>>

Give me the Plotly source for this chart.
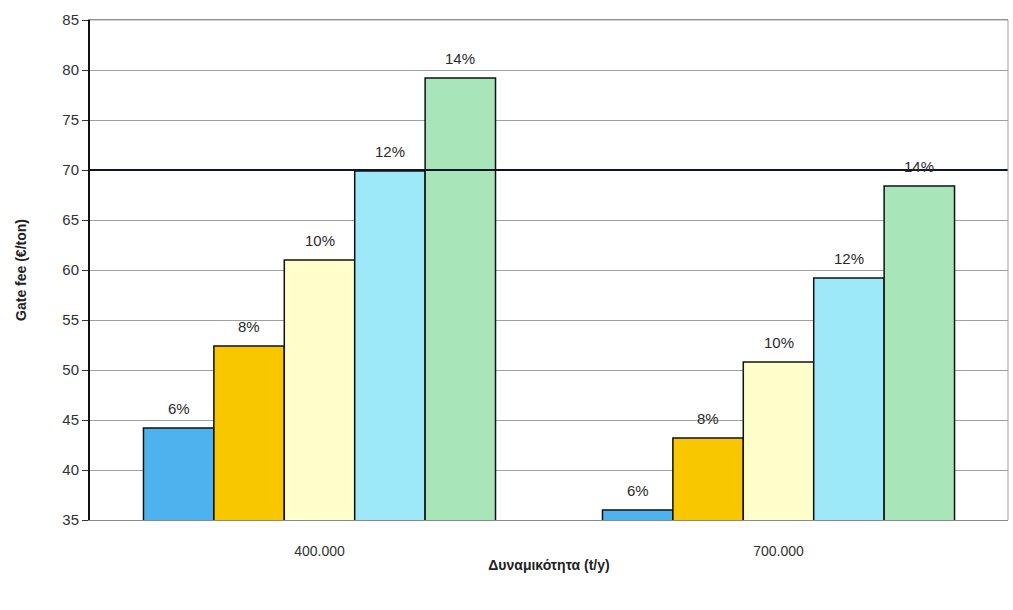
import plotly.graph_objects as go

# Plant capacity categories (t/y)
capacities = ["400.000", "700.000"]

# Discount-rate scenarios and resulting gate fee (€/ton)
rates = ["6%", "8%", "10%", "12%", "14%"]
fee_6 = [44.2, 36.0]
fee_8 = [52.4, 43.2]
fee_10 = [61.0, 50.8]
fee_12 = [69.9, 59.2]
fee_14 = [79.2, 68.4]

series = [fee_6, fee_8, fee_10, fee_12, fee_14]
colors = ["#4db2ee", "#f8c700", "#ffffcc", "#9de8f9", "#a8e6b9"]

# Reference threshold line
threshold = 70

BARGAP = 0.233
bar_w = (1 - BARGAP) / len(series)

fig = go.Figure()
for name, vals, col in zip(rates, series, colors):
    fig.add_trace(go.Bar(
        x=capacities,
        y=vals,
        name=name,
        marker=dict(color=col, line=dict(color="#111111", width=1.5)),
    ))

# value labels above each bar, placed at the grouped bar centres
for i, (name, vals) in enumerate(zip(rates, series)):
    for ci, v in enumerate(vals):
        fig.add_annotation(
            x=ci + (i - (len(series) - 1) / 2) * bar_w, y=v,
            xref="x", yref="y",
            text=name, showarrow=False,
            yanchor="bottom", yshift=9,
            font=dict(family="Liberation Sans, Arial", size=15, color="#2a2a2a"),
        )

fig.add_shape(
    type="line", xref="paper", yref="y",
    x0=0, x1=1, y0=threshold, y1=threshold,
    line=dict(color="#10142a", width=2),
)

fig.update_layout(
    width=1013, height=610,
    margin=dict(l=90, r=5, t=20, b=90),
    paper_bgcolor="white",
    plot_bgcolor="white",
    barmode="group",
    bargap=BARGAP,
    bargroupgap=0,
    showlegend=False,
    font=dict(family="Liberation Sans, Arial", color="#333333"),
    xaxis=dict(
        title=dict(text="<b>Δυναμικότητα (t/y)</b>", font=dict(size=14, color="#222222"), standoff=2),
        tickfont=dict(size=14, color="#333333"),
        ticklabelstandoff=18,
        showline=True, linecolor="#888888", linewidth=1,
        mirror=True,
        ticks="",
    ),
    yaxis=dict(
        title=dict(text="<b>Gate fee (€/ton)</b>", font=dict(size=14, color="#222222"), standoff=32),
        range=[35, 85],
        dtick=5,
        tickfont=dict(size=15, color="#333333"),
        showgrid=True, gridcolor="#a0a0a0", gridwidth=1,
        showline=True, linecolor="#111111", linewidth=2,
        ticks="outside", ticklen=6, tickcolor="#333333",
        zeroline=False,
    ),
)

# right and top frame lines in light grey
fig.add_shape(type="line", xref="paper", yref="paper", x0=1, x1=1, y0=0, y1=1,
              line=dict(color="#a0a0a0", width=1))
fig.add_shape(type="line", xref="paper", yref="paper", x0=0, x1=1, y0=1, y1=1,
              line=dict(color="#a0a0a0", width=1))

fig.write_html("out.html")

<<

**AIM OF THE TASK:** Skip the pictures, then retype every line above exactly.

**WRITTEN RESPONSE:**
Give me the Plotly source for this chart.
import plotly.graph_objects as go

# Plant capacity categories (t/y)
capacities = ["400.000", "700.000"]

# Discount-rate scenarios and resulting gate fee (€/ton)
rates = ["6%", "8%", "10%", "12%", "14%"]
fee_6 = [44.2, 36.0]
fee_8 = [52.4, 43.2]
fee_10 = [61.0, 50.8]
fee_12 = [69.9, 59.2]
fee_14 = [79.2, 68.4]

series = [fee_6, fee_8, fee_10, fee_12, fee_14]
colors = ["#4db2ee", "#f8c700", "#ffffcc", "#9de8f9", "#a8e6b9"]

# Reference threshold line
threshold = 70

BARGAP = 0.233
bar_w = (1 - BARGAP) / len(series)

fig = go.Figure()
for name, vals, col in zip(rates, series, colors):
    fig.add_trace(go.Bar(
        x=capacities,
        y=vals,
        name=name,
        marker=dict(color=col, line=dict(color="#111111", width=1.5)),
    ))

# value labels above each bar, placed at the grouped bar centres
for i, (name, vals) in enumerate(zip(rates, series)):
    for ci, v in enumerate(vals):
        fig.add_annotation(
            x=ci + (i - (len(series) - 1) / 2) * bar_w, y=v,
            xref="x", yref="y",
            text=name, showarrow=False,
            yanchor="bottom", yshift=9,
            font=dict(family="Liberation Sans, Arial", size=15, color="#2a2a2a"),
        )

fig.add_shape(
    type="line", xref="paper", yref="y",
    x0=0, x1=1, y0=threshold, y1=threshold,
    line=dict(color="#10142a", width=2),
)

fig.update_layout(
    width=1013, height=610,
    margin=dict(l=90, r=5, t=20, b=90),
    paper_bgcolor="white",
    plot_bgcolor="white",
    barmode="group",
    bargap=BARGAP,
    bargroupgap=0,
    showlegend=False,
    font=dict(family="Liberation Sans, Arial", color="#333333"),
    xaxis=dict(
        title=dict(text="<b>Δυναμικότητα (t/y)</b>", font=dict(size=14, color="#222222"), standoff=2),
        tickfont=dict(size=14, color="#333333"),
        ticklabelstandoff=18,
        showline=True, linecolor="#888888", linewidth=1,
        mirror=True,
        ticks="",
    ),
    yaxis=dict(
        title=dict(text="<b>Gate fee (€/ton)</b>", font=dict(size=14, color="#222222"), standoff=32),
        range=[35, 85],
        dtick=5,
        tickfont=dict(size=15, color="#333333"),
        showgrid=True, gridcolor="#a0a0a0", gridwidth=1,
        showline=True, linecolor="#111111", linewidth=2,
        ticks="outside", ticklen=6, tickcolor="#333333",
        zeroline=False,
    ),
)

# right and top frame lines in light grey
fig.add_shape(type="line", xref="paper", yref="paper", x0=1, x1=1, y0=0, y1=1,
              line=dict(color="#a0a0a0", width=1))
fig.add_shape(type="line", xref="paper", yref="paper", x0=0, x1=1, y0=1, y1=1,
              line=dict(color="#a0a0a0", width=1))

fig.write_html("out.html")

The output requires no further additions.